▶ [YOUR OBJECTIVE]:
All lines below must be repeated exactly, with the pictures omitted.
⁂
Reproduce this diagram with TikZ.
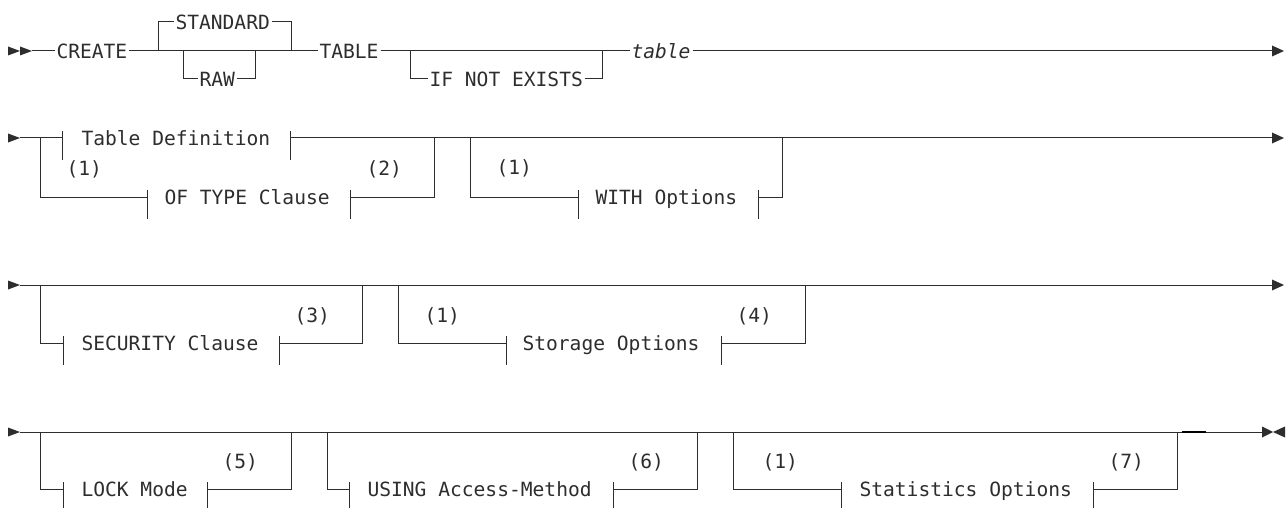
\documentclass[tikz,border=0pt]{standalone}
\usepackage{fontspec}
\newfontfamily\rr{DejaVu Sans Mono}
\definecolor{ink}{RGB}{45,45,45}
\newcommand\rbar[1]{\draw ([yshift=7pt]#1) -- ([yshift=-22pt]#1);}
\tikzset{
  kw/.style={anchor=west, inner xsep=1.5pt, inner ysep=0pt, text height=14.4pt, text depth=0pt,
             font=\rr\fontsize{19.6}{22}\selectfont, text=ink},
  note/.style={anchor=base west, inner sep=0pt, font=\rr\fontsize{19.6}{22}\selectfont, text=ink},
}
\begin{document}
\begin{tikzpicture}[x=1pt,y=-1pt,line width=1pt,draw=ink]
\path[use as bounding box] (0,0) rectangle (1287,508);
\clip (0,0) rectangle (1287,508);
% ---------------- row 1 ----------------
\fill[ink] (8,46.5) -- (20,51) -- (8,55.5) -- cycle;
\fill[ink] (20,46.5) -- (32,51) -- (20,55.5) -- cycle;
\coordinate (s1) at (32,51);
\node[kw] (create) at (54.5,51) {CREATE};
\node[kw] (standard) at (173.5,22) {STANDARD};
\node[kw] (raw) at (197.5,79) {RAW};
\node[kw] (tbl) at (317.5,51) {TABLE};
\node[kw] (ifne) at (427.5,79) {IF NOT EXISTS};
\node[kw] (tablev) at (629.5,51) {\itshape table};
\coordinate (j1a) at (158,51); \coordinate (j1b) at (291,51);
\coordinate (j2a) at (183,51); \coordinate (j2b) at (255,51);
\coordinate (j3a) at (410,51); \coordinate (j3b) at (602,51);
\coordinate (e1) at (1272,51);
\draw (s1) -- (create.west);
\draw (create.east) -- (tbl.west);
\draw (j1a) |- (standard.west); \draw (standard.east) -| (j1b);
\draw (j2a) |- (raw.west); \draw (raw.east) -| (j2b);
\draw (tbl.east) -- (tablev.west);
\draw (j3a) |- (ifne.west); \draw (ifne.east) -| (j3b);
\draw (tablev.east) -- (e1);
\fill[ink] (1272,45.5) -- (1284,51) -- (1272,56.5) -- cycle;
% ---------------- row 2 ----------------
\fill[ink] (8,133.5) -- (20,138) -- (8,142.5) -- cycle;
\coordinate (s2) at (20,138);
\coordinate (e2) at (1272,138);
\coordinate (b2a) at (62,138); \coordinate (b2b) at (290,138);
\node[kw] (tdef) at (79.5,138) {Table Definition};
\draw (s2) -- (b2a); \rbar{b2a}
\rbar{b2b} \draw (b2b) -- (e2);
\coordinate (j4a) at (40,138); \coordinate (j4b) at (434,138);
\coordinate (b2c) at (147,197); \coordinate (b2d) at (350,197);
\node[kw] (oftype) at (162.5,197) {OF TYPE Clause};
\draw (j4a) |- (b2c); \rbar{b2c}
\rbar{b2d} \draw (b2d) -| (j4b);
\node[note] (n21) at (66,175.2) {(1)};
\node[note] (n22) at (366,175.2) {(2)};
\coordinate (j5a) at (470,138); \coordinate (j5b) at (782,138);
\coordinate (b2e) at (578,197); \coordinate (b2f) at (758,197);
\node[kw] (withopt) at (593.5,197) {WITH Options};
\draw (j5a) |- (b2e); \rbar{b2e}
\rbar{b2f} \draw (b2f) -| (j5b);
\node[note] (n23) at (496,174.7) {(1)};
\fill[ink] (1272,132.5) -- (1284,138) -- (1272,143.5) -- cycle;
% ---------------- row 3 ----------------
\fill[ink] (8,280.5) -- (20,285) -- (8,289.5) -- cycle;
\coordinate (s3) at (20,285);
\coordinate (e3) at (1272,285);
\draw (s3) -- (e3);
\coordinate (j6a) at (40,285); \coordinate (j6b) at (362,285);
\coordinate (b3a) at (63,343); \coordinate (b3b) at (279,343);
\node[kw] (secur) at (79.5,343) {SECURITY Clause};
\draw (j6a) |- (b3a); \rbar{b3a}
\rbar{b3b} \draw (b3b) -| (j6b);
\node[note] (n33) at (294,322) {(3)};
\coordinate (j7a) at (398,285); \coordinate (j7b) at (805,285);
\coordinate (b3c) at (506,343); \coordinate (b3d) at (721,343);
\node[kw] (storopt) at (520.5,343) {Storage Options};
\draw (j7a) |- (b3c); \rbar{b3c}
\rbar{b3d} \draw (b3d) -| (j7b);
\node[note] (n31) at (424,322) {(1)};
\node[note] (n34) at (736,322) {(4)};
\fill[ink] (1272,279.5) -- (1284,285) -- (1272,290.5) -- cycle;
% ---------------- row 4 ----------------
\fill[ink] (8,427.5) -- (20,432) -- (8,436.5) -- cycle;
\coordinate (s4) at (20,432);
\coordinate (t4a) at (1182,432); \coordinate (t4b) at (1206,432);
\coordinate (e4) at (1262,432);
\draw (s4) -- (e4);
\draw[line width=2.2pt, black] (t4a) -- (t4b);
\coordinate (j8a) at (40,432); \coordinate (j8b) at (291,432);
\coordinate (b4a) at (63,489); \coordinate (b4b) at (207,489);
\node[kw] (lock) at (79.5,489) {LOCK Mode};
\draw (j8a) |- (b4a); \rbar{b4a}
\rbar{b4b} \draw (b4b) -| (j8b);
\node[note] (n45) at (222,468) {(5)};
\coordinate (j9a) at (327,432); \coordinate (j9b) at (697,432);
\coordinate (b4c) at (349,489); \coordinate (b4d) at (613,489);
\node[kw] (using) at (365.5,489) {USING Access-Method};
\draw (j9a) |- (b4c); \rbar{b4c}
\rbar{b4d} \draw (b4d) -| (j9b);
\node[note] (n46) at (628,468) {(6)};
\coordinate (j10a) at (733,432); \coordinate (j10b) at (1177,432);
\coordinate (b4e) at (841,489); \coordinate (b4f) at (1093,489);
\node[kw] (stats) at (857.5,489) {Statistics Options};
\draw (j10a) |- (b4e); \rbar{b4e}
\rbar{b4f} \draw (b4f) -| (j10b);
\node[note] (n41) at (762,468) {(1)};
\node[note] (n47) at (1108,468) {(7)};
\fill[ink] (1262,426.5) -- (1273,432) -- (1262,437.5) -- cycle;
\fill[ink] (1285,426.5) -- (1273,432) -- (1285,437.5) -- cycle;
\end{tikzpicture}
\end{document}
⁂
▶ [RESPONSE TO THE EXERCISE]:
Reproduce this diagram with TikZ.
\documentclass[tikz,border=0pt]{standalone}
\usepackage{fontspec}
\newfontfamily\rr{DejaVu Sans Mono}
\definecolor{ink}{RGB}{45,45,45}
\newcommand\rbar[1]{\draw ([yshift=7pt]#1) -- ([yshift=-22pt]#1);}
\tikzset{
  kw/.style={anchor=west, inner xsep=1.5pt, inner ysep=0pt, text height=14.4pt, text depth=0pt,
             font=\rr\fontsize{19.6}{22}\selectfont, text=ink},
  note/.style={anchor=base west, inner sep=0pt, font=\rr\fontsize{19.6}{22}\selectfont, text=ink},
}
\begin{document}
\begin{tikzpicture}[x=1pt,y=-1pt,line width=1pt,draw=ink]
\path[use as bounding box] (0,0) rectangle (1287,508);
\clip (0,0) rectangle (1287,508);
% ---------------- row 1 ----------------
\fill[ink] (8,46.5) -- (20,51) -- (8,55.5) -- cycle;
\fill[ink] (20,46.5) -- (32,51) -- (20,55.5) -- cycle;
\coordinate (s1) at (32,51);
\node[kw] (create) at (54.5,51) {CREATE};
\node[kw] (standard) at (173.5,22) {STANDARD};
\node[kw] (raw) at (197.5,79) {RAW};
\node[kw] (tbl) at (317.5,51) {TABLE};
\node[kw] (ifne) at (427.5,79) {IF NOT EXISTS};
\node[kw] (tablev) at (629.5,51) {\itshape table};
\coordinate (j1a) at (158,51); \coordinate (j1b) at (291,51);
\coordinate (j2a) at (183,51); \coordinate (j2b) at (255,51);
\coordinate (j3a) at (410,51); \coordinate (j3b) at (602,51);
\coordinate (e1) at (1272,51);
\draw (s1) -- (create.west);
\draw (create.east) -- (tbl.west);
\draw (j1a) |- (standard.west); \draw (standard.east) -| (j1b);
\draw (j2a) |- (raw.west); \draw (raw.east) -| (j2b);
\draw (tbl.east) -- (tablev.west);
\draw (j3a) |- (ifne.west); \draw (ifne.east) -| (j3b);
\draw (tablev.east) -- (e1);
\fill[ink] (1272,45.5) -- (1284,51) -- (1272,56.5) -- cycle;
% ---------------- row 2 ----------------
\fill[ink] (8,133.5) -- (20,138) -- (8,142.5) -- cycle;
\coordinate (s2) at (20,138);
\coordinate (e2) at (1272,138);
\coordinate (b2a) at (62,138); \coordinate (b2b) at (290,138);
\node[kw] (tdef) at (79.5,138) {Table Definition};
\draw (s2) -- (b2a); \rbar{b2a}
\rbar{b2b} \draw (b2b) -- (e2);
\coordinate (j4a) at (40,138); \coordinate (j4b) at (434,138);
\coordinate (b2c) at (147,197); \coordinate (b2d) at (350,197);
\node[kw] (oftype) at (162.5,197) {OF TYPE Clause};
\draw (j4a) |- (b2c); \rbar{b2c}
\rbar{b2d} \draw (b2d) -| (j4b);
\node[note] (n21) at (66,175.2) {(1)};
\node[note] (n22) at (366,175.2) {(2)};
\coordinate (j5a) at (470,138); \coordinate (j5b) at (782,138);
\coordinate (b2e) at (578,197); \coordinate (b2f) at (758,197);
\node[kw] (withopt) at (593.5,197) {WITH Options};
\draw (j5a) |- (b2e); \rbar{b2e}
\rbar{b2f} \draw (b2f) -| (j5b);
\node[note] (n23) at (496,174.7) {(1)};
\fill[ink] (1272,132.5) -- (1284,138) -- (1272,143.5) -- cycle;
% ---------------- row 3 ----------------
\fill[ink] (8,280.5) -- (20,285) -- (8,289.5) -- cycle;
\coordinate (s3) at (20,285);
\coordinate (e3) at (1272,285);
\draw (s3) -- (e3);
\coordinate (j6a) at (40,285); \coordinate (j6b) at (362,285);
\coordinate (b3a) at (63,343); \coordinate (b3b) at (279,343);
\node[kw] (secur) at (79.5,343) {SECURITY Clause};
\draw (j6a) |- (b3a); \rbar{b3a}
\rbar{b3b} \draw (b3b) -| (j6b);
\node[note] (n33) at (294,322) {(3)};
\coordinate (j7a) at (398,285); \coordinate (j7b) at (805,285);
\coordinate (b3c) at (506,343); \coordinate (b3d) at (721,343);
\node[kw] (storopt) at (520.5,343) {Storage Options};
\draw (j7a) |- (b3c); \rbar{b3c}
\rbar{b3d} \draw (b3d) -| (j7b);
\node[note] (n31) at (424,322) {(1)};
\node[note] (n34) at (736,322) {(4)};
\fill[ink] (1272,279.5) -- (1284,285) -- (1272,290.5) -- cycle;
% ---------------- row 4 ----------------
\fill[ink] (8,427.5) -- (20,432) -- (8,436.5) -- cycle;
\coordinate (s4) at (20,432);
\coordinate (t4a) at (1182,432); \coordinate (t4b) at (1206,432);
\coordinate (e4) at (1262,432);
\draw (s4) -- (e4);
\draw[line width=2.2pt, black] (t4a) -- (t4b);
\coordinate (j8a) at (40,432); \coordinate (j8b) at (291,432);
\coordinate (b4a) at (63,489); \coordinate (b4b) at (207,489);
\node[kw] (lock) at (79.5,489) {LOCK Mode};
\draw (j8a) |- (b4a); \rbar{b4a}
\rbar{b4b} \draw (b4b) -| (j8b);
\node[note] (n45) at (222,468) {(5)};
\coordinate (j9a) at (327,432); \coordinate (j9b) at (697,432);
\coordinate (b4c) at (349,489); \coordinate (b4d) at (613,489);
\node[kw] (using) at (365.5,489) {USING Access-Method};
\draw (j9a) |- (b4c); \rbar{b4c}
\rbar{b4d} \draw (b4d) -| (j9b);
\node[note] (n46) at (628,468) {(6)};
\coordinate (j10a) at (733,432); \coordinate (j10b) at (1177,432);
\coordinate (b4e) at (841,489); \coordinate (b4f) at (1093,489);
\node[kw] (stats) at (857.5,489) {Statistics Options};
\draw (j10a) |- (b4e); \rbar{b4e}
\rbar{b4f} \draw (b4f) -| (j10b);
\node[note] (n41) at (762,468) {(1)};
\node[note] (n47) at (1108,468) {(7)};
\fill[ink] (1262,426.5) -- (1273,432) -- (1262,437.5) -- cycle;
\fill[ink] (1285,426.5) -- (1273,432) -- (1285,437.5) -- cycle;
\end{tikzpicture}
\end{document}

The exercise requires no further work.